Direction » Pick out each line in these entries that contains the string "this".

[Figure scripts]
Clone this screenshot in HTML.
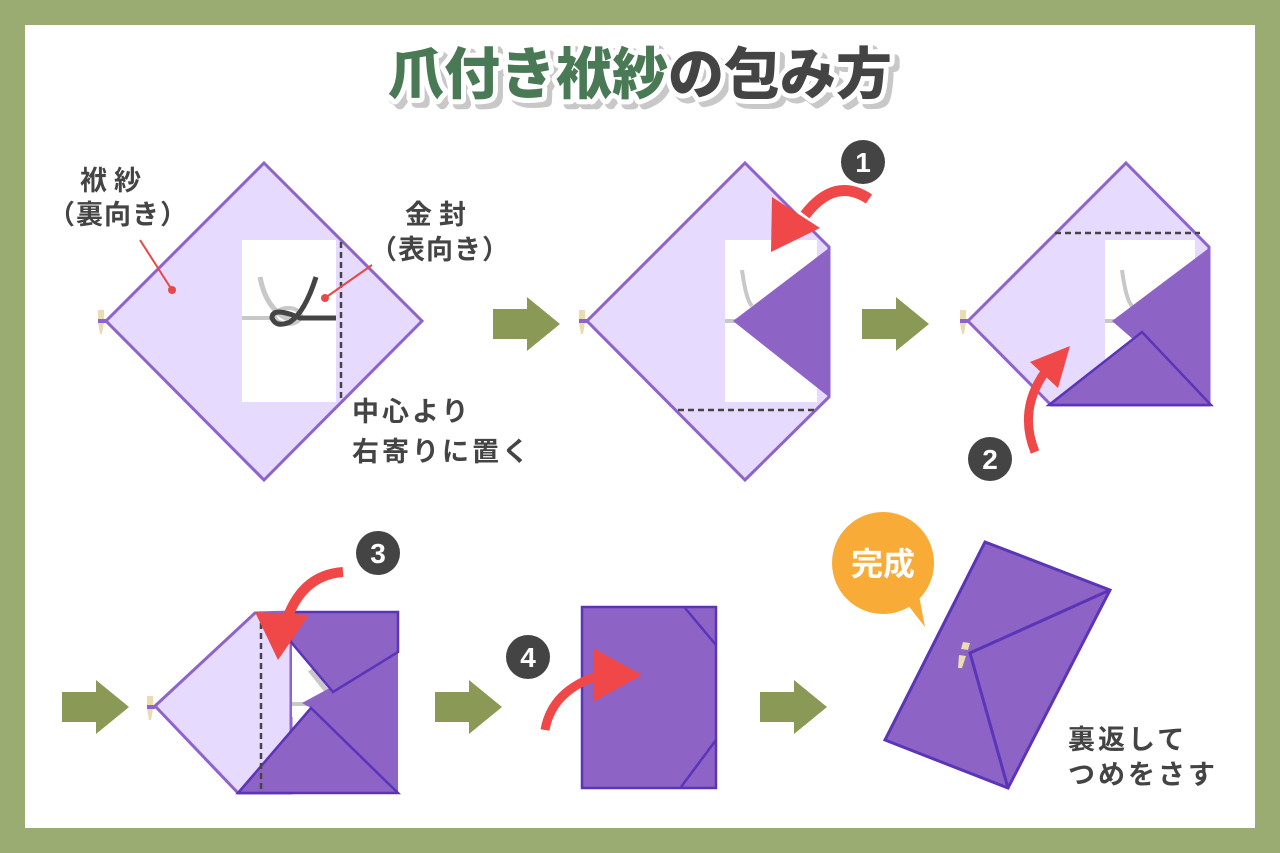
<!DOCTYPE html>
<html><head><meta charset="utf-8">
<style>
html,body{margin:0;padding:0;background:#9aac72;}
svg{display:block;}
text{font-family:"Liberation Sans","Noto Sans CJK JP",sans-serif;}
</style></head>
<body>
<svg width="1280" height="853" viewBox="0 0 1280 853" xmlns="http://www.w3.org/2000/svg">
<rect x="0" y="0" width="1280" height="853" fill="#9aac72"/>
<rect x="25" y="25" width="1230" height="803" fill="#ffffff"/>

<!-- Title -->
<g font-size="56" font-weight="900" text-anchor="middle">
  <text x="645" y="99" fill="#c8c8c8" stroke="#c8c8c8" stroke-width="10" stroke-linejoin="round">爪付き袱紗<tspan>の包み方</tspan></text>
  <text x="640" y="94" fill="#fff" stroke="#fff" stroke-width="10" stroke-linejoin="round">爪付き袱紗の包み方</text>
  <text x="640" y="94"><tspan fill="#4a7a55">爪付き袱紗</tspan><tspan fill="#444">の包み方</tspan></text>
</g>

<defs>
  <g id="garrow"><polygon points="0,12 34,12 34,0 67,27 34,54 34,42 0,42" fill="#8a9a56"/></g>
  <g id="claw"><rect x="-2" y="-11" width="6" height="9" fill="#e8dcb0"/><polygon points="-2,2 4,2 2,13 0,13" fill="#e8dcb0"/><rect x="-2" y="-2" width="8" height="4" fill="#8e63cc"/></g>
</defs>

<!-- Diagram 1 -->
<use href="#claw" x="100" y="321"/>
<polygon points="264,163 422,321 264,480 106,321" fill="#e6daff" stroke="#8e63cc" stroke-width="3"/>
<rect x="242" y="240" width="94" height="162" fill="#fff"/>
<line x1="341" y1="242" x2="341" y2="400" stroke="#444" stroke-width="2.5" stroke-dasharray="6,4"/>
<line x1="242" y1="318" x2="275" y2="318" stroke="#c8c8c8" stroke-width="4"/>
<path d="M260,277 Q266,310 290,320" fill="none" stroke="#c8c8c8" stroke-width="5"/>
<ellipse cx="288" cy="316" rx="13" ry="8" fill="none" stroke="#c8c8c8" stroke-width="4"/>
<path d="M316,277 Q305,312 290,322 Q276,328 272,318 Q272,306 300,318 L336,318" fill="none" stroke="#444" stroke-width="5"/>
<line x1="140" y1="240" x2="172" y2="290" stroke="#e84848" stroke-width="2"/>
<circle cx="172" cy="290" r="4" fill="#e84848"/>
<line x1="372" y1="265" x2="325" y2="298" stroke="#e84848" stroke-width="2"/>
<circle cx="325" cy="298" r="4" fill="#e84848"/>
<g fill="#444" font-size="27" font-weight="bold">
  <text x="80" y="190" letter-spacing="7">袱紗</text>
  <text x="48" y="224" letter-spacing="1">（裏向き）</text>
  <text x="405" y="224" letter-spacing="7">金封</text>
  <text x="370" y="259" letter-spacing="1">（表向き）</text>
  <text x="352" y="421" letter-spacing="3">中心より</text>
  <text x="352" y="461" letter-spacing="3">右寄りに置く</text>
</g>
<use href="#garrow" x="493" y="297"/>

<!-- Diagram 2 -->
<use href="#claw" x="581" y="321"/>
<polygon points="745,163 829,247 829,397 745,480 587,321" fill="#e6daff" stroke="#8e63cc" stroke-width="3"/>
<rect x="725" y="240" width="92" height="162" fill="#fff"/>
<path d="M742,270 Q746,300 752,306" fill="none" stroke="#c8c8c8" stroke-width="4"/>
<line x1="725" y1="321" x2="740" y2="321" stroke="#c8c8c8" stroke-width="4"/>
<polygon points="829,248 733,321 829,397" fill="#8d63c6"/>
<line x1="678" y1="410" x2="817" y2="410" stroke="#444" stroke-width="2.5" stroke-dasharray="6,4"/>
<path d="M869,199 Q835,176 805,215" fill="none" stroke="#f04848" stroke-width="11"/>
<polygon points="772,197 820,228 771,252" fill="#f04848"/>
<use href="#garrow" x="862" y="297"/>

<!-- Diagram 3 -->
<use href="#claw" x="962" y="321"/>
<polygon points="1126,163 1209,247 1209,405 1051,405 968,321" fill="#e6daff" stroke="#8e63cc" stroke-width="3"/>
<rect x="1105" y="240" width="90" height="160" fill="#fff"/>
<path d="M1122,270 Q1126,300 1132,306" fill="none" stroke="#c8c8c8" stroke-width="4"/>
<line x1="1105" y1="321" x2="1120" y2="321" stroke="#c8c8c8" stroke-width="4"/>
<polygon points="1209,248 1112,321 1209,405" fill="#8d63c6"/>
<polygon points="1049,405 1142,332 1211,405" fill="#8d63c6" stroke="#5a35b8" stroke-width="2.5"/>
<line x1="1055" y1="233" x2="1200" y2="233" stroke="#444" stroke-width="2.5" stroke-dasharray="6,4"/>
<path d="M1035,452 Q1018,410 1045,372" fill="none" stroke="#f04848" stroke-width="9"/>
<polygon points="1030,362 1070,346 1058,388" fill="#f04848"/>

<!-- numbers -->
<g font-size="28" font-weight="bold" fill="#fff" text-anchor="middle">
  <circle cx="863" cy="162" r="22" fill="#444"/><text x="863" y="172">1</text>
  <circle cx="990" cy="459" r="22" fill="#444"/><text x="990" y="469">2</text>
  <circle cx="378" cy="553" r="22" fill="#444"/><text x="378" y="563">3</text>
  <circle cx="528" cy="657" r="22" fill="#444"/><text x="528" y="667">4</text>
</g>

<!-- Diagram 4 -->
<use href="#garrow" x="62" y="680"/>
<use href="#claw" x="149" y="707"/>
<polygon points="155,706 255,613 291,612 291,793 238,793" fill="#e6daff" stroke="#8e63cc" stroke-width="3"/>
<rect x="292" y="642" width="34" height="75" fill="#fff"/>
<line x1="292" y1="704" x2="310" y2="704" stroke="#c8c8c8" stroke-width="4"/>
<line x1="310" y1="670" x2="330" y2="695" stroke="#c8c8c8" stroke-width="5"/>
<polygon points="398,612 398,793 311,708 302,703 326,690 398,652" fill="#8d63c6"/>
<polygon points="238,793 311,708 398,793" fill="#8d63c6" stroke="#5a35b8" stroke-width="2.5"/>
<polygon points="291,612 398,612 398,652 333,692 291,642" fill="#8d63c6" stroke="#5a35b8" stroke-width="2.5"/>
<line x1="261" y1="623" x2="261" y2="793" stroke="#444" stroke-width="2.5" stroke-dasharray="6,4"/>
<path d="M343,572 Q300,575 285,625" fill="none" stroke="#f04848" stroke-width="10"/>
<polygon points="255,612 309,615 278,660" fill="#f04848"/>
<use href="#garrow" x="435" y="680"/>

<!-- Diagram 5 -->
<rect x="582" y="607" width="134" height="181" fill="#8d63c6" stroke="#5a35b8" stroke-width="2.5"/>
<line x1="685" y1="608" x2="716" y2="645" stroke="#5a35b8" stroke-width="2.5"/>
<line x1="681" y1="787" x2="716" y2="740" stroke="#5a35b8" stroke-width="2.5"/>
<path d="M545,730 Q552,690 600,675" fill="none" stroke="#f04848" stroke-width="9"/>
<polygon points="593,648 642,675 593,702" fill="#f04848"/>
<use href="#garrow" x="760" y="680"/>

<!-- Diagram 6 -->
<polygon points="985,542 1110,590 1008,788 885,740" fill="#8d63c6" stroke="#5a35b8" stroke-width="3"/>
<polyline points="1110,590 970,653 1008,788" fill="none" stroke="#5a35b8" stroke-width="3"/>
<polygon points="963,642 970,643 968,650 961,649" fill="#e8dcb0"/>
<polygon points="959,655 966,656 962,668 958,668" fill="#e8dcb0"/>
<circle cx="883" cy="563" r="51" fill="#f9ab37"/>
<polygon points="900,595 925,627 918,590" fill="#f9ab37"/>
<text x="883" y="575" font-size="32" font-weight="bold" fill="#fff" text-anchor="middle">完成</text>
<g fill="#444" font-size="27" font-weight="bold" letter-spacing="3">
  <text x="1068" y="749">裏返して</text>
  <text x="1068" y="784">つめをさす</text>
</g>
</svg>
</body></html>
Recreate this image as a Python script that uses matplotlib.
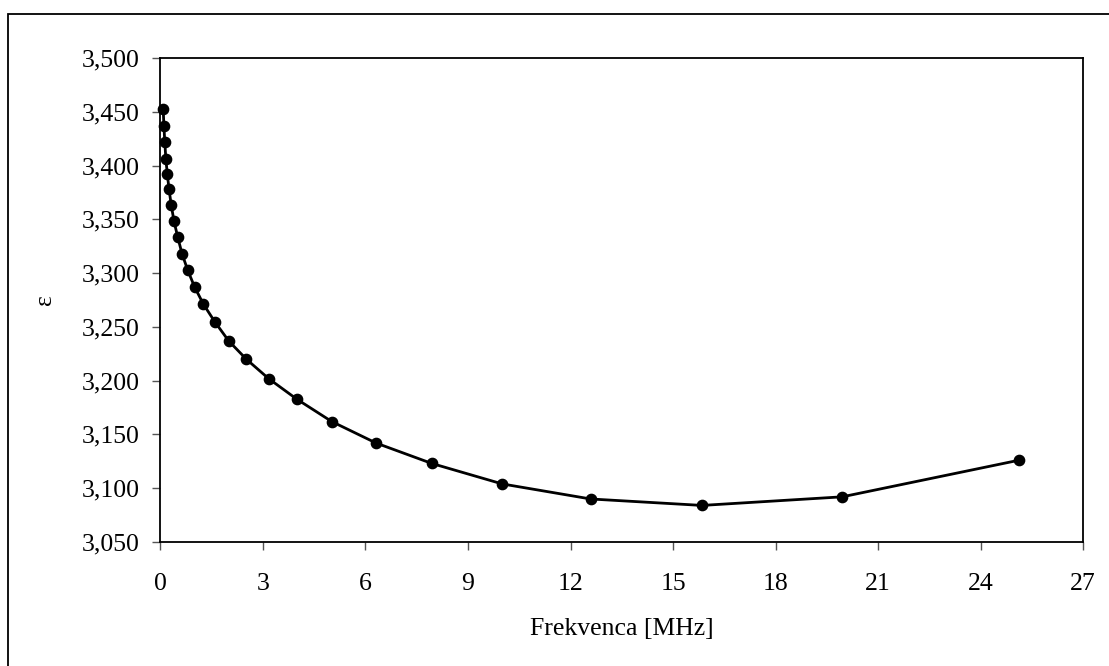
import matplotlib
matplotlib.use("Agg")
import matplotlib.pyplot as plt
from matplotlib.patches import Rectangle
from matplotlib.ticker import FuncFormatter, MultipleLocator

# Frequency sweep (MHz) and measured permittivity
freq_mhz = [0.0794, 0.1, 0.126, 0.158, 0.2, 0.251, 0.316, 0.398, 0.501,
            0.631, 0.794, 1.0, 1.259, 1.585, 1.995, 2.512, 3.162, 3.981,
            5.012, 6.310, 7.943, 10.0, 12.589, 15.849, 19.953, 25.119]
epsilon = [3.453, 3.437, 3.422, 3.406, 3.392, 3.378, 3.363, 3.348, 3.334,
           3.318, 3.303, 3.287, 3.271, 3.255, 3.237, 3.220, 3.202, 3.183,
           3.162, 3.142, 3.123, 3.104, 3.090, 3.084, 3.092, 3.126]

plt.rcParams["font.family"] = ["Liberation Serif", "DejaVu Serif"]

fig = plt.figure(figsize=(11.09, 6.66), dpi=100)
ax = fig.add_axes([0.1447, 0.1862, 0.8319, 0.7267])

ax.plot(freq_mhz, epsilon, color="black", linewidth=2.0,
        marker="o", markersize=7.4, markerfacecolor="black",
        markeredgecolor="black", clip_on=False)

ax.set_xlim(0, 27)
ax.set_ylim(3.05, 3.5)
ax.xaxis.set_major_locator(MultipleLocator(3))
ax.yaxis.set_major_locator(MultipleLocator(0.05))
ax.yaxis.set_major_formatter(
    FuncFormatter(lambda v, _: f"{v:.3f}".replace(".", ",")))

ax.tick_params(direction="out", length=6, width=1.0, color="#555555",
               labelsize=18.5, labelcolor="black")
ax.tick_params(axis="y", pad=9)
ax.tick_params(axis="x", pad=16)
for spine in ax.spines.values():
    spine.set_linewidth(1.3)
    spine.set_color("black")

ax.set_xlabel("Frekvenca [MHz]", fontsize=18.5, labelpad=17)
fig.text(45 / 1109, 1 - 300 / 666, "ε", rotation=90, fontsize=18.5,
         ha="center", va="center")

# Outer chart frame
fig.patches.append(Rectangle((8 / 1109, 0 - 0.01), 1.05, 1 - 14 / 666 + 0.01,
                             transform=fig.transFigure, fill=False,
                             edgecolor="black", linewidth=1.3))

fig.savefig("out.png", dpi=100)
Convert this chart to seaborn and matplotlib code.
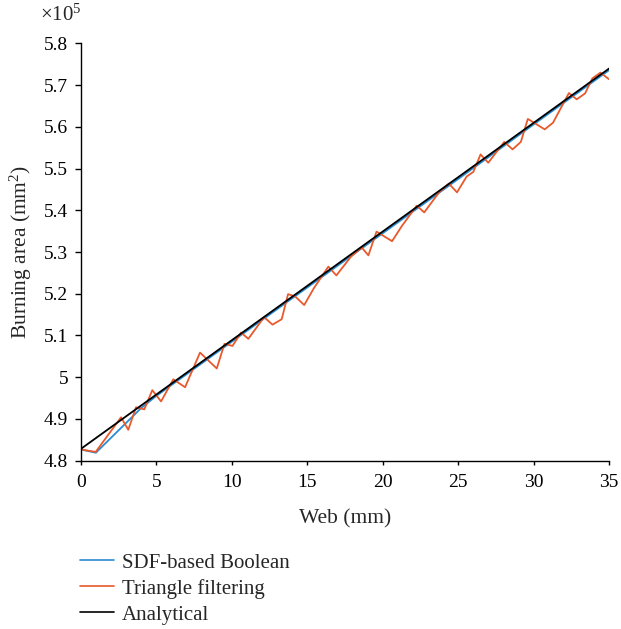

Final answer »
Clone this screenshot in HTML.
Recreate this image as a Python script that uses matplotlib.
Convert this chart to seaborn and matplotlib code.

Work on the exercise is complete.